Question

How do you find the exact values of \[\sin \theta \] and \[\tan \theta \] when \[\cos \theta =\dfrac{1}{2}\] ?

Answer 1

Hint: In the given question, we have been asked to find the exact values of trigonometric functions and it is given that \[\cos \theta =\dfrac{1}{2}\] . In order to find the exact values, we need to use the definition of cosine function, we will get the value of base and hypotenuse of a unit circle right triangle and later using Pythagoras theorem we will find the value of the perpendicular side. Then using the definition of sine and tangent function of trigonometry, we will get to know the exact values of these two functions.

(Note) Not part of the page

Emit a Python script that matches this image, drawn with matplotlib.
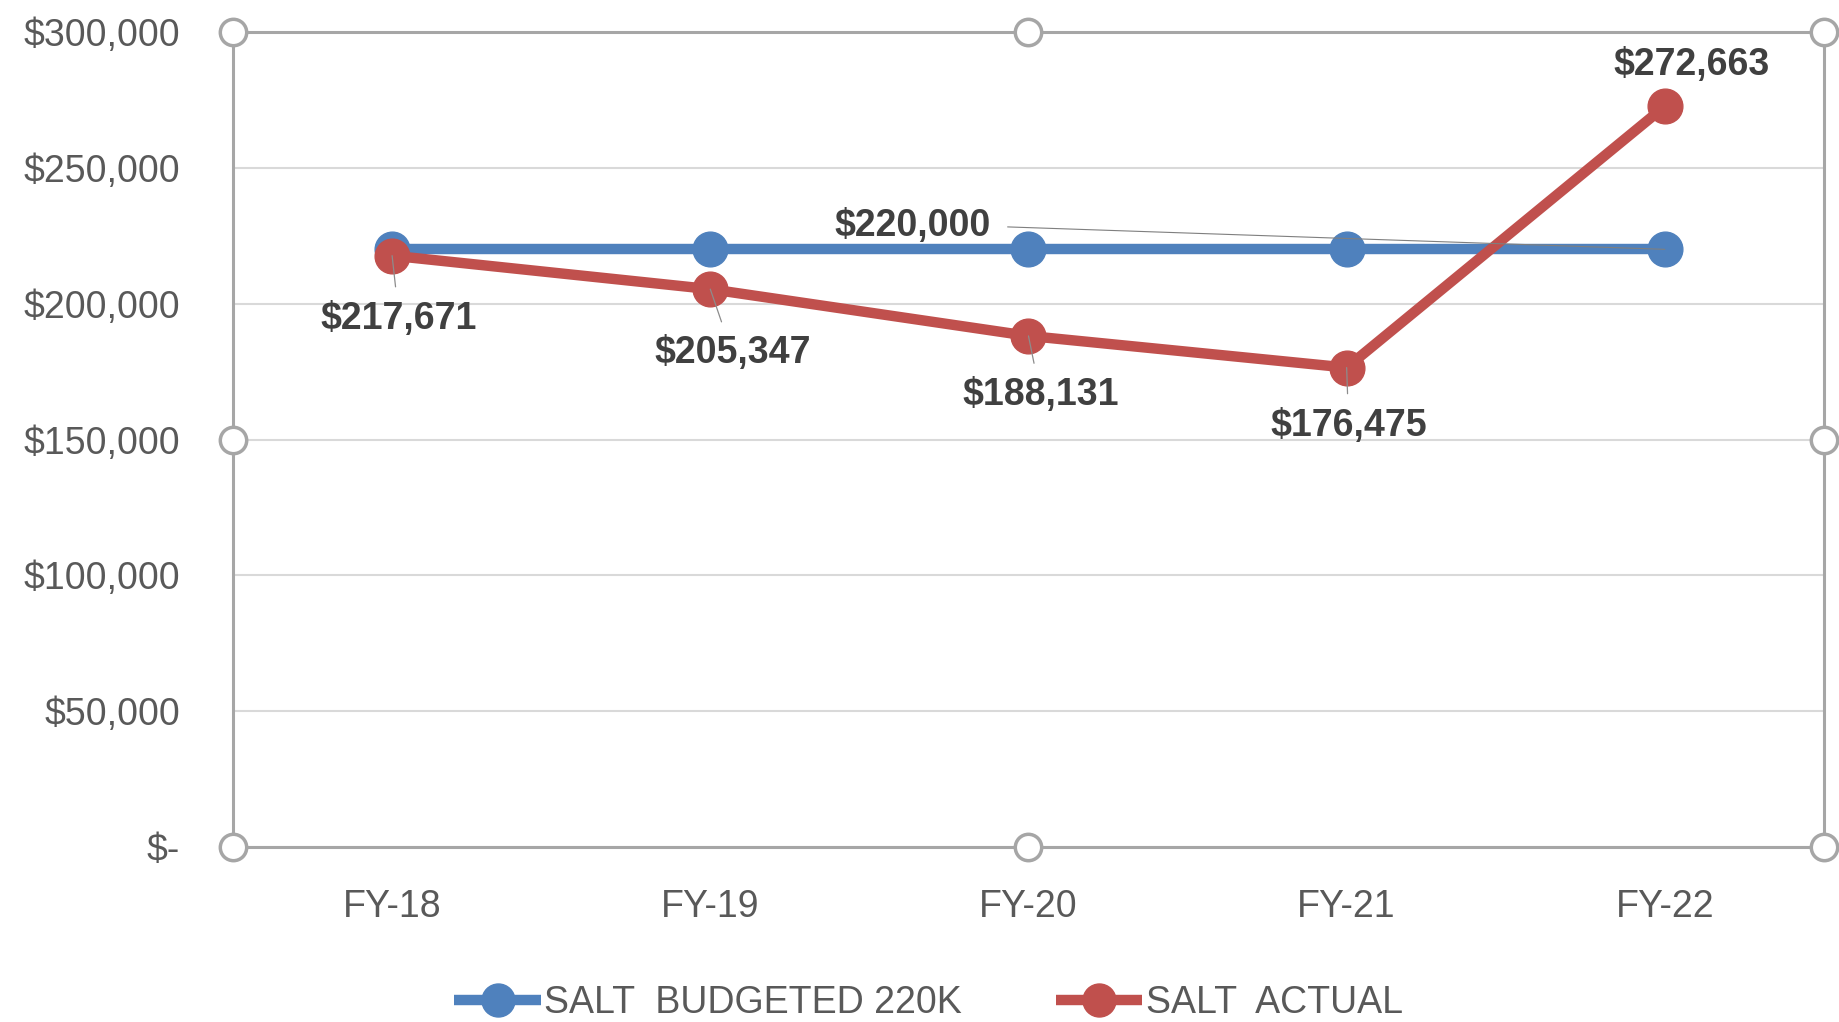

Complete step-by-step answer:
We have given that,
 \[\cos \theta =\dfrac{1}{2}\]
Using the definition of cos function to find the known sides of the unit circle right triangle. The quadrant determines the sign on each of the values.
 \[\cos \theta =\dfrac{base}{hypotenuse}=\dfrac{1}{2}\]
Finding the perpendicular side of the unit circle triangle. Since we know the values of base and the hypotenuse.
Using the Pythagoras theorem, i.e.
 \[{{\left( hypotenuse \right)}^{2}}={{\left( base \right)}^{2}}+{{\left( perpendicular \right)}^{2}}\]
 \[perpendicular=\sqrt{{{\left( base \right)}^{2}}+{{\left( hypotenuse \right)}^{2}}}\]
Putting the values, we get
 \[perpendicular=\sqrt{{{\left( 1 \right)}^{2}}+{{\left( 2 \right)}^{2}}}=\sqrt{1+2}=\pm \sqrt{3}\]
Using the definition of sine function,
Taking, \[perpendicular=\sqrt{3}\]
 \[\sin \theta =\dfrac{perpendicular}{hypotenuse}=\dfrac{\sqrt{3}}{2}\]
Taking, \[perpendicular=-\sqrt{3}\]
 \[\sin \theta =\dfrac{perpendicular}{hypotenuse}=-\dfrac{\sqrt{3}}{2}\]
Now if we divide \[\sin \theta \] by \[\cos \theta \] ,, we will get
 \[\dfrac{\sin \theta }{\cos \theta }=\dfrac{\dfrac{perpendicular}{hypotenuse}}{\dfrac{base}{hypotenuse}}=\dfrac{perndicular}{base}\] \[\]
 \[\tan \theta =\dfrac{\sin \theta }{\cos \theta }=\dfrac{perpendicular}{base}\]
Therefore,
Taking, \[perpendicular=\sqrt{3}\]
 \[\tan \theta =\dfrac{perpendicular}{base}=\dfrac{\sqrt{3}}{1}=\sqrt{3}\]
Taking, \[perpendicular=-\sqrt{3}\]
 \[\tan \theta =\dfrac{perpendicular}{base}=-\dfrac{\sqrt{3}}{1}=-\sqrt{3}\]

Note: One must be careful while noted down the values to avoid any error in the answer. We must know the basic concept of trigonometry and also the definition of the trigonometric function. The sine, cosine and the tangent are the three basic functions in introduction to trigonometry which shows the relation between all the sides of the triangles.